I get impatient with humanity and myself on the issue of compassion. There's no time to waste we have to do the maximum NOW. There's too much suffering, too much murder, too much torture.  Too much pollution, too much waste. Too much vanity and too much selfishness.

The ONLY regret I have about being vegan is that I didn't go vegan sooner. The only other regret I have is not really my regret because I cannot control this next one.... it's that I wasn't born vegan.

Being vegan has at times caused others to bully me and publicly ridicule me. Plus, I've been slurred more than once saying that it's a good thing I don't have children because I'm not fit to parent being vegan.

Oh my.

It's incredible how some people have a "gift" of being able to deflect things away from the realities of their own choices and push insane comments off to someone else as an argument.

Regardless, those words and comments like it always sting.
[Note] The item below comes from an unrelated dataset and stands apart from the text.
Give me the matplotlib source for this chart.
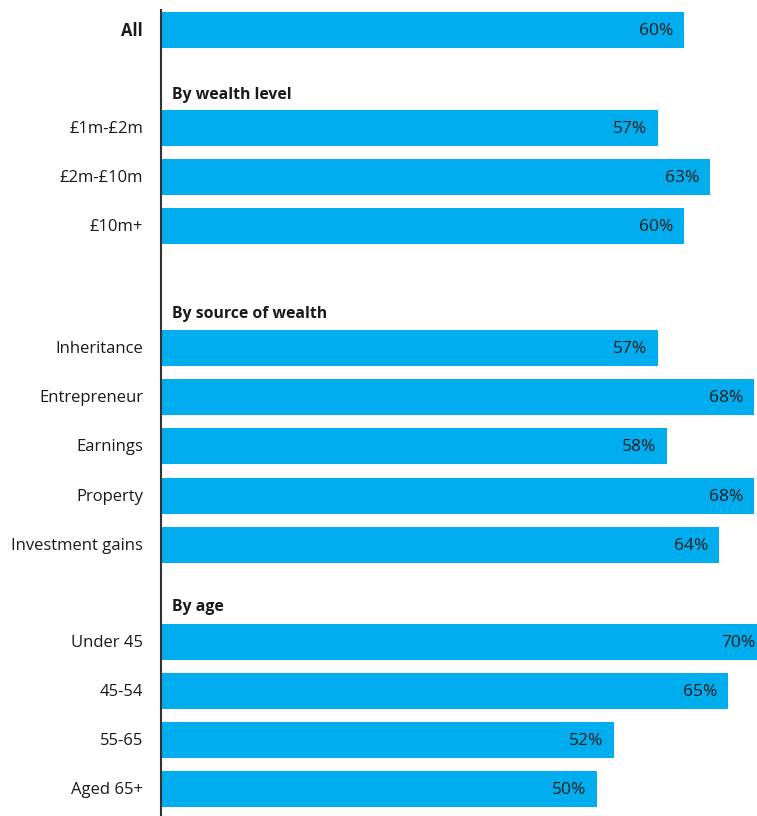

I've been expected to defend my compassionate choices with insane digs about "what if I lived on a deserted island, and only meat was there, would I eat it?"

Um, seriously....?!!!!

What's it like being vegan?

It's the greatest joy, that has come at the "expense" of trading ignorance for knowledge.

Ignorance is not bliss. Knowledge is power.

What's it like for me being vegan?

I guess there's an element of power for me having immersed myself in this lifestyle. Maybe power isn't the right word... it's more EMpowered.

Yes. That's it!

Stream of consciousness writing at it's best.

I've been called names and referred to as a zealot. If I consider the true meaning of "zealot," I don't think that's a bad thing, but when someone calls you that, they don't mean it as a compliment. This I have learned.

What's it like for me being vegan?

I aspire to be more, to do better. More what? Better what? 

More everything, better everything. More than an innkeeper, more than a cook. More than a student of life. More than a vegan. Better advocate. Better activist.  Better mentor. Better teacher. Better student.

A better human being.

What's it like being vegan?

It's like knowing the best thing EVER, and wanting to share it with everyone else, so they can know the best thing EVER too.